果物を赤くしたい
私にとって旬の果物を買って食べることは、ちょっとした贅沢だ。
もっと日常的に食べたほうが身体にも良いのかもしれないが、普段の食事に気を取られ、果物まで気が回らないことが多い。
たまに食べる果物が美味しいと、あぁ、また買ってみようかな、という気持ちになる。逆に想像より甘くなかったり、味がぼやけてたりすると、やるせない気持ちになり、ついこんなことを思ってしまうのだ。
(あぁ、ハズレを引いちゃったな)
年中、果物を口にしている果物好きならまだしも、私のようなたまに買うくらいの人間が、ちょっと味のボケた果物をつかまされたくらいで「ハズレ」などと言い放つ傲慢さは、如何ともし難い。
人間、謙虚でいることは大事である。少しくらい色づきが悪かったとしても、それを受け入れる度量を持ちたいものだ。いや、青白い果物こそ、自らの手でどうにかして美味しく食べるんだ、という熱い気持ちがあれば、本当にどうにかなるかもしれない。
子供が「すごいねー」などと褒められて、照れて赤くなっているのは可愛いものだ。あんな感じで青白い果物も赤くなったりしないだろうか。
しかし果物が真っ赤なるくらいに褒めるとなると、なかなかの技術がいるような気がする。ここはやはり、グラビアアイドルの写真を撮るプロのカメラマンにご登場頂き、
「いいねぇ、可愛いねぇ!もう少し恥ずかしそうにしてみようか。あぁ、いいねぇ最高だねぇ!」
こんな具合に褒めちぎってもらえば、果物にも少し赤みがさすかもしれない。しかし「そんなお世辞は通用しないわよ!」という気の強い果物がいないとも限らない。
そんな果物をもっと恥ずかしがらせるには、どうしたら良いのだろう。
スカートめくりでもすれば、比較的簡単に真っ赤にさせられるのかもしれないが、それではあまりにもハレンチで非人道的だ。世界中から非難の声が集まりそうである。
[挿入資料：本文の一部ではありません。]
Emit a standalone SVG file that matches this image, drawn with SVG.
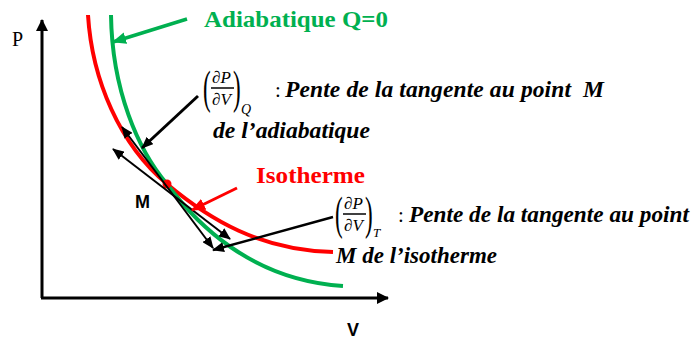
<svg xmlns="http://www.w3.org/2000/svg" width="694" height="340" viewBox="0 0 694 340">
<style>
.ax{stroke:#000;stroke-width:3;fill:none}
.curve{fill:none;stroke-width:4;stroke-linecap:butt}
.tan{stroke:#000;stroke-width:2;fill:none}
.lbl{font-family:"Liberation Serif","DejaVu Serif",serif;font-weight:bold;font-style:italic;font-size:23.5px;fill:#000}
.frac{font-family:"Liberation Serif",serif;font-style:italic;font-size:17px;fill:#000}
.par{font-family:"Liberation Serif",serif;font-size:46px;fill:#000}
.sans{font-family:"Liberation Sans",Arial,sans-serif;font-weight:bold;fill:#000}
</style>
<defs>
<marker id="ahK" markerUnits="userSpaceOnUse" markerWidth="12" markerHeight="10" refX="11" refY="5" orient="auto-start-reverse"><path d="M0,0 L12,5 L0,10 z" fill="#000"/></marker>
<marker id="ahAx" markerUnits="userSpaceOnUse" markerWidth="12" markerHeight="12" refX="11" refY="6" orient="auto"><path d="M0,0 L12,6 L0,12 z" fill="#000"/></marker>
<marker id="ahG" markerUnits="userSpaceOnUse" markerWidth="14" markerHeight="12" refX="13" refY="6" orient="auto"><path d="M0,0 L14,6 L0,12 z" fill="#00B050"/></marker>
<marker id="ahR" markerUnits="userSpaceOnUse" markerWidth="14" markerHeight="12" refX="13" refY="6" orient="auto"><path d="M0,0 L14,6 L0,12 z" fill="#FF0000"/></marker>
</defs>

<g id="axes">
<line class="ax" x1="42" y1="298" x2="42" y2="20" marker-end="url(#ahAx)"/>
<line class="ax" x1="41" y1="298" x2="388" y2="298" marker-end="url(#ahAx)"/>
<text x="12" y="46" style="font-family:'Liberation Serif',serif;font-size:20px">P</text>
<text x="347" y="336" class="sans" style="font-size:18px">V</text>
</g>

<g id="isotherme-curve">
<path class="curve" stroke="#FF0000" d="M88,15 C92,80 120,145 167,184 C210,220 260,250 333,252"/>
</g>
<g id="adiabatique-curve">
<path class="curve" stroke="#00B050" d="M111,15 C112,90 138,150 167,184 C195,222 250,280 343,286"/>
</g>

<g id="point-M">
<circle cx="167" cy="184" r="4.5" fill="#FF0000"/>
<text x="135" y="208" class="sans" style="font-size:18px">M</text>
</g>

<g id="connectors">
<line class="tan" x1="122" y1="127" x2="213" y2="248" marker-start="url(#ahK)" marker-end="url(#ahK)"/>
<line class="tan" x1="113" y1="149" x2="230" y2="239" marker-start="url(#ahK)" marker-end="url(#ahK)"/>
<line stroke="#00B050" stroke-width="3.5" x1="187" y1="19" x2="113" y2="42" marker-end="url(#ahG)"/>
<line stroke="#000" stroke-width="3" x1="198" y1="96" x2="142" y2="148" marker-end="url(#ahK)"/>
<line stroke="#FF0000" stroke-width="3" x1="237" y1="188" x2="192" y2="210" marker-end="url(#ahR)"/>
<line stroke="#000" stroke-width="2.5" x1="333" y1="217" x2="213" y2="250" marker-end="url(#ahK)"/>
</g>

<g id="label-adiabatique">
<text x="204" y="27" textLength="184" lengthAdjust="spacingAndGlyphs" style="font-family:'Liberation Serif',serif;font-weight:bold;font-size:23px;fill:#00B050">Adiabatique Q=0</text>
</g>

<g id="label-isotherme">
<text x="256" y="183" textLength="109" lengthAdjust="spacingAndGlyphs" style="font-family:'Liberation Serif',serif;font-weight:bold;font-size:23px;fill:#FF0000">Isotherme</text>
</g>

<g id="note-adiabatique">
<text class="par" transform="translate(203,103) scale(0.5,1)">(</text>
<text class="frac" x="212" y="83">∂P</text>
<line x1="211" y1="88" x2="234" y2="88" stroke="#000" stroke-width="1.5"/>
<text class="frac" x="212" y="105">∂V</text>
<text class="par" transform="translate(233,103) scale(0.5,1)">)</text>
<text class="frac" x="241" y="114" style="font-size:14px">Q</text>
<text x="275" y="97" style="font-family:'Liberation Serif',serif;font-size:21px">:</text>
<text class="lbl" x="285" y="97" textLength="319" lengthAdjust="spacing" xml:space="preserve">Pente de la tangente au point  M</text>
<text class="lbl" x="213" y="138" textLength="157" lengthAdjust="spacingAndGlyphs">de l’adiabatique</text>
</g>

<g id="note-isotherme">
<text class="par" transform="translate(335,229) scale(0.5,1)">(</text>
<text class="frac" x="344" y="209">∂P</text>
<line x1="343" y1="214" x2="366" y2="214" stroke="#000" stroke-width="1.5"/>
<text class="frac" x="344" y="231">∂V</text>
<text class="par" transform="translate(365,229) scale(0.5,1)">)</text>
<text class="frac" x="373" y="237" style="font-size:13px">T</text>
<text x="398" y="222" style="font-family:'Liberation Serif',serif;font-size:21px">:</text>
<text class="lbl" x="409" y="222" textLength="280" lengthAdjust="spacingAndGlyphs">Pente de la tangente au point</text>
<text class="lbl" x="336" y="263" textLength="161" lengthAdjust="spacingAndGlyphs">M de l’isotherme</text>
</g>
</svg>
もうこうなったら、イケメンの俳優さんにでも来てもらって、ハグしてもらうのが一番手っ取り早いのではないだろうか。
しかしどんなイケメンでも果物が人間に
「キャァァァァーーー!!」
と黄色い声を上げ、顔を紅潮させることがあるだろうか。
イケメン俳優よりも果物の王様、ドリアンにハグしてもらう方が、青白い果物のテンションも上がるかもしれない。
しかし万が一、完熟したドリアンの実が割れて中の果肉が溢れでもしたら、強烈だと噂されるそのニオイに、私のほうが
「ギャァァァァーーー!!」
となってしまいそうだ。
考えれば考えるほど、果物を美味しく色づかせるのは大変な作業なのだ。
そんなことを改めて思っていると、夫が横でちびちび冷酒を飲みはじめた。徐々に赤ら顔になる夫を見て私は思わず
「それだ!」
と、叫んだ。夫は女房の突然の叫びに若干怯えながら、
「どれ?」
と聞く。私は思いついたままを夫に話した。
「人間もお酒を飲むと赤くなるんだから、果物にもお酒を飲ませたら、色の悪い果物も赤くなるんじゃない?」
夫は、女房のトンチキな発言を赤ら顔のまま受け止め、冷静にこう言い放った。
「果物に酒を飲ませても、果実酒になるだけじゃない?」
小さな瓶でも果実酒は作れるらしい。ブランデーなどで漬けると芳醇な香りになるそうである。どんなに色の悪い果物でも、香りや風味はそれなりにあるはずだ。無理に果物を赤ら顔にするよりも、酒に溺れさせたほうが、酒飲みの私にとっても、お得かもしれない。